For authoritative GNSS performance benchmarks and error characterization methodologies, reference the U.S. Coast Guard Navigation Center GPS Technical References documentation. Coordinate transformation accuracy should be validated against the PROJ Coordinate Transformation Library test suites to ensure geodetic projection does not introduce artificial anisotropy.

Pipeline Integration & Deterministic Execution

Integrating the noise injection layer into a synthetic data pipeline requires strict separation of concerns. The injector should consume clean kinematic states, environment metadata, and a deterministic RNG seed, then output perturbed geodetic coordinates with synchronized timestamps. This design enables cache management for trajectory replay and supports emergency freeze protocols when downstream validation detects out-of-bounds noise parameters.

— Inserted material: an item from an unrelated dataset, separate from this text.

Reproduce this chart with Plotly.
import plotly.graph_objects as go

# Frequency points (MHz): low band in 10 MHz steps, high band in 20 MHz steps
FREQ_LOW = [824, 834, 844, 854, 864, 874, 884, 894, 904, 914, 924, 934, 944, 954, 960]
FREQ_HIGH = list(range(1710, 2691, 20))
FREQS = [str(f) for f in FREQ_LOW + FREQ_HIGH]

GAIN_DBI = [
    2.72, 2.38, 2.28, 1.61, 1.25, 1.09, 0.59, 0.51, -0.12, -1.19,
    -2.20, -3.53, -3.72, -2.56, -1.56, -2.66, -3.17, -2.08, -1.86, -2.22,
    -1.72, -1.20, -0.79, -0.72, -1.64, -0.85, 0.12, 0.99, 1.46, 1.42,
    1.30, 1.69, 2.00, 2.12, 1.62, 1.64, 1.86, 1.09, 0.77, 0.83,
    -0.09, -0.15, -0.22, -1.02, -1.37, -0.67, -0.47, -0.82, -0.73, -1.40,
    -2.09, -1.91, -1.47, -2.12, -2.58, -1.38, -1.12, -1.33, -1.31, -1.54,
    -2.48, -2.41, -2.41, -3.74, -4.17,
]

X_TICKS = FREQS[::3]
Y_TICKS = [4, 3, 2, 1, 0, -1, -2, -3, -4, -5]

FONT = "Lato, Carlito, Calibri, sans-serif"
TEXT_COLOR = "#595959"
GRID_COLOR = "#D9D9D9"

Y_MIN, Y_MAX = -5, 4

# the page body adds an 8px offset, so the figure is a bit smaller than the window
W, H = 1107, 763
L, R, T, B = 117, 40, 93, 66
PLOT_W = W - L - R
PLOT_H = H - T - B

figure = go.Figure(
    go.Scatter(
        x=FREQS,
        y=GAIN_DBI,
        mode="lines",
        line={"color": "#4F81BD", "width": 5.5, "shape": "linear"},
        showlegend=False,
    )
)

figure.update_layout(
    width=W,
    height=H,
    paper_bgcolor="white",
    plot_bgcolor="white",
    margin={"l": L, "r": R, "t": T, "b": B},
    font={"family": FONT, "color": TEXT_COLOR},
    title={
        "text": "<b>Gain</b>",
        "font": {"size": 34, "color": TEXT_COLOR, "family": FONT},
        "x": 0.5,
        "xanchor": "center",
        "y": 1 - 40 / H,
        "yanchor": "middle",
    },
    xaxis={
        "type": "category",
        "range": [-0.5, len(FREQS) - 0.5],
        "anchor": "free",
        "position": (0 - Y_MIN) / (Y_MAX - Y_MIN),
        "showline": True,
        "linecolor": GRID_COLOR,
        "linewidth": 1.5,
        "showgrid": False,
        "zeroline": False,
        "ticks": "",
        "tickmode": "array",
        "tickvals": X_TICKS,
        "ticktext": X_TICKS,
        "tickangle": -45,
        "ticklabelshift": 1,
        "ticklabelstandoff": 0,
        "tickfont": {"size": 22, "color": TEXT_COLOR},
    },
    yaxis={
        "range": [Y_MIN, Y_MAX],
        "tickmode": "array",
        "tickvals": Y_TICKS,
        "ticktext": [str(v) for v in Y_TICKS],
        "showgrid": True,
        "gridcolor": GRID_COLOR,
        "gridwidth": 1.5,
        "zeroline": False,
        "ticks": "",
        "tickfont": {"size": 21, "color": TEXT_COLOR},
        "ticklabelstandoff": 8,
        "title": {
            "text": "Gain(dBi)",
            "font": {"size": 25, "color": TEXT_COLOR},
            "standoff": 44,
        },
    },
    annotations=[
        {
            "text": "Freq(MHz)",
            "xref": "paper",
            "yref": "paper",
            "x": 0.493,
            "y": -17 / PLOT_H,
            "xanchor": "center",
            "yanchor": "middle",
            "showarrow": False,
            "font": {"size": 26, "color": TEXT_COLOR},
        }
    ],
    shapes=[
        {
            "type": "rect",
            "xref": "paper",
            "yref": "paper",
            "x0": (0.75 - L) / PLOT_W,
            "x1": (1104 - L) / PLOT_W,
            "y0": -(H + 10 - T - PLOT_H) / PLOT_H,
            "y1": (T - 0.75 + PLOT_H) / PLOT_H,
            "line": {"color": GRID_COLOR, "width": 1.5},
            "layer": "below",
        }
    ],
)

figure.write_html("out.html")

Determinism is maintained by isolating the RNG state per trajectory segment and serializing the seed alongside the output dataset. Privacy and compliance engineers should verify that injected noise does not inadvertently create identifiable patterns when aggregated across fleet-scale simulations. Differential privacy thresholds can be enforced by capping the maximum spatial displacement per epoch and applying Laplace noise to aggregate density metrics rather than individual trajectories.

When deployed at scale, the noise injection module should expose configuration endpoints for dynamic parameter tuning, allowing QA teams to stress-test routing algorithms under controlled degradation scenarios. Properly parameterized GPS noise transforms synthetic trajectories from geometric abstractions into statistically valid training signals, ensuring downstream models generalize to real-world sensor behavior.